- Task details
Return all of the data exactly as written, without the pictures.

- Dataset content
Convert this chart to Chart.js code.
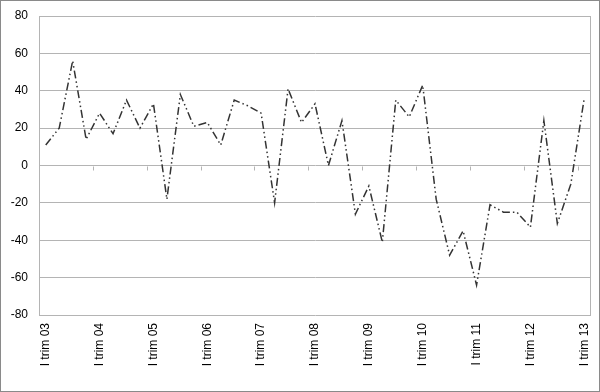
<!DOCTYPE html>
<html>
<head>
<meta charset="utf-8">
<script src="https://cdn.jsdelivr.net/npm/chart.js@4.4.1/dist/chart.umd.min.js"></script>
<style>
    html, body { margin: 0; padding: 0; background: #fff; }
    #wrap { width: 600px; height: 392px; position: relative; }
</style>
</head>
<body>
<div id="wrap"><canvas id="myChart" width="600" height="392"></canvas></div>
<script>
// quarters from I trim 03 to I trim 13
const years = ['03', '04', '05', '06', '07', '08', '09', '10', '11', '12', '13'];
const quarters = ['I', 'II', 'III', 'IV'];
const labels = [];
years.forEach((y, i) => {
    quarters.forEach((q, j) => {
        if (i < years.length - 1 || j === 0) labels.push(q + ' trim ' + y);
    });
});

const values = [
    11, 20, 56, 14, 28, 17, 35, 20, 33, -18,
    38, 21, 23, 11, 35, 32, 28, -20, 41, 23,
    33, 0, 24, -26, -11, -41, 35, 26, 43, -18,
    -48, -35, -64, -21, -25, -25, -33, 24, -31, -10,
    36
];

const yTicks = [-80, -60, -40, -20, 0, 20, 40, 60, 80];

const gridColor = '#b4b4b4';

// frame, right border of plot and small tick marks on the zero line
const framePlugin = {
    id: 'frame',
    beforeDatasetsDraw(chart) {
        const { ctx, chartArea, scales } = chart;
        const x = scales.x;
        const y0 = Math.round(scales.y.getPixelForValue(0)) + 0.5;
        ctx.save();
        ctx.strokeStyle = gridColor;
        ctx.lineWidth = 1;
        ctx.beginPath();
        ctx.moveTo(Math.round(chartArea.right) - 0.5, chartArea.top);
        ctx.lineTo(Math.round(chartArea.right) - 0.5, chartArea.bottom);
        const step = (chartArea.right - chartArea.left) / labels.length;
        for (let i = 4; i < labels.length; i += 4) {
            const px = Math.round(x.getPixelForValue(i) - step / 2) + 0.5;
            ctx.moveTo(px, y0);
            ctx.lineTo(px, y0 + 4);
        }
        ctx.stroke();
        ctx.restore();
    },
    afterDraw(chart) {
        const { ctx, width, height } = chart;
        ctx.save();
        ctx.strokeStyle = '#8a8a8a';
        ctx.lineWidth = 1;
        ctx.strokeRect(0.5, 0.5, width - 1, height - 1);
        ctx.restore();
    }
};

const ctx = document.getElementById('myChart').getContext('2d');
const myChart = new Chart(ctx, {
    type: 'line',
    data: {
        labels: labels,
        datasets: [
            {
                data: values,
                borderColor: '#333333',
                borderWidth: 1.5,
                borderDash: [8, 3, 1.5, 3, 1.5, 3],
                pointRadius: 0,
                tension: 0,
                fill: false,
            },
        ],
    },
    options: {
        responsive: false,
        animation: false,
        events: [],
        layout: {
            padding: { left: 0, right: 9, top: 16, bottom: 0 },
        },
        plugins: {
            legend: { display: false },
            tooltip: { enabled: false },
        },
        scales: {
            x: {
                type: 'category',
                offset: true,
                grid: { display: false, drawTicks: false },
                border: { display: false },
                ticks: {
                    autoSkip: false,
                    maxRotation: 90,
                    minRotation: 90,
                    padding: 8,
                    color: '#000',
                    font: { family: 'Liberation Sans', size: 12 },
                    callback: function (val, i) {
                        return i % 4 === 0 ? labels[i] : '';
                    },
                },
                afterFit: function (scale) {
                    scale.height = 77;
                    scale.paddingLeft = 0;
                    scale.paddingRight = 0;
                },
            },
            y: {
                min: -80,
                max: 80,
                afterBuildTicks: function (scale) {
                    scale.ticks = yTicks.map(v => ({ value: v }));
                },
                grid: { color: gridColor, drawTicks: false },
                border: { display: true, color: gridColor },
                ticks: {
                    padding: 11,
                    color: '#000',
                    font: { family: 'Liberation Sans', size: 12 },
                },
                afterFit: function (scale) {
                    scale.width = 39;
                    scale.paddingTop = 0;
                    scale.paddingBottom = 0;
                },
            },
        },
    },
    plugins: [framePlugin],
});
</script>
</body>
</html>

- Completed exercise
Convert this chart to Chart.js code.
<!DOCTYPE html>
<html>
<head>
<meta charset="utf-8">
<script src="https://cdn.jsdelivr.net/npm/chart.js@4.4.1/dist/chart.umd.min.js"></script>
<style>
    html, body { margin: 0; padding: 0; background: #fff; }
    #wrap { width: 600px; height: 392px; position: relative; }
</style>
</head>
<body>
<div id="wrap"><canvas id="myChart" width="600" height="392"></canvas></div>
<script>
// quarters from I trim 03 to I trim 13
const years = ['03', '04', '05', '06', '07', '08', '09', '10', '11', '12', '13'];
const quarters = ['I', 'II', 'III', 'IV'];
const labels = [];
years.forEach((y, i) => {
    quarters.forEach((q, j) => {
        if (i < years.length - 1 || j === 0) labels.push(q + ' trim ' + y);
    });
});

const values = [
    11, 20, 56, 14, 28, 17, 35, 20, 33, -18,
    38, 21, 23, 11, 35, 32, 28, -20, 41, 23,
    33, 0, 24, -26, -11, -41, 35, 26, 43, -18,
    -48, -35, -64, -21, -25, -25, -33, 24, -31, -10,
    36
];

const yTicks = [-80, -60, -40, -20, 0, 20, 40, 60, 80];

const gridColor = '#b4b4b4';

// frame, right border of plot and small tick marks on the zero line
const framePlugin = {
    id: 'frame',
    beforeDatasetsDraw(chart) {
        const { ctx, chartArea, scales } = chart;
        const x = scales.x;
        const y0 = Math.round(scales.y.getPixelForValue(0)) + 0.5;
        ctx.save();
        ctx.strokeStyle = gridColor;
        ctx.lineWidth = 1;
        ctx.beginPath();
        ctx.moveTo(Math.round(chartArea.right) - 0.5, chartArea.top);
        ctx.lineTo(Math.round(chartArea.right) - 0.5, chartArea.bottom);
        const step = (chartArea.right - chartArea.left) / labels.length;
        for (let i = 4; i < labels.length; i += 4) {
            const px = Math.round(x.getPixelForValue(i) - step / 2) + 0.5;
            ctx.moveTo(px, y0);
            ctx.lineTo(px, y0 + 4);
        }
        ctx.stroke();
        ctx.restore();
    },
    afterDraw(chart) {
        const { ctx, width, height } = chart;
        ctx.save();
        ctx.strokeStyle = '#8a8a8a';
        ctx.lineWidth = 1;
        ctx.strokeRect(0.5, 0.5, width - 1, height - 1);
        ctx.restore();
    }
};

const ctx = document.getElementById('myChart').getContext('2d');
const myChart = new Chart(ctx, {
    type: 'line',
    data: {
        labels: labels,
        datasets: [
            {
                data: values,
                borderColor: '#333333',
                borderWidth: 1.5,
                borderDash: [8, 3, 1.5, 3, 1.5, 3],
                pointRadius: 0,
                tension: 0,
                fill: false,
            },
        ],
    },
    options: {
        responsive: false,
        animation: false,
        events: [],
        layout: {
            padding: { left: 0, right: 9, top: 16, bottom: 0 },
        },
        plugins: {
            legend: { display: false },
            tooltip: { enabled: false },
        },
        scales: {
            x: {
                type: 'category',
                offset: true,
                grid: { display: false, drawTicks: false },
                border: { display: false },
                ticks: {
                    autoSkip: false,
                    maxRotation: 90,
                    minRotation: 90,
                    padding: 8,
                    color: '#000',
                    font: { family: 'Liberation Sans', size: 12 },
                    callback: function (val, i) {
                        return i % 4 === 0 ? labels[i] : '';
                    },
                },
                afterFit: function (scale) {
                    scale.height = 77;
                    scale.paddingLeft = 0;
                    scale.paddingRight = 0;
                },
            },
            y: {
                min: -80,
                max: 80,
                afterBuildTicks: function (scale) {
                    scale.ticks = yTicks.map(v => ({ value: v }));
                },
                grid: { color: gridColor, drawTicks: false },
                border: { display: true, color: gridColor },
                ticks: {
                    padding: 11,
                    color: '#000',
                    font: { family: 'Liberation Sans', size: 12 },
                },
                afterFit: function (scale) {
                    scale.width = 39;
                    scale.paddingTop = 0;
                    scale.paddingBottom = 0;
                },
            },
        },
    },
    plugins: [framePlugin],
});
</script>
</body>
</html>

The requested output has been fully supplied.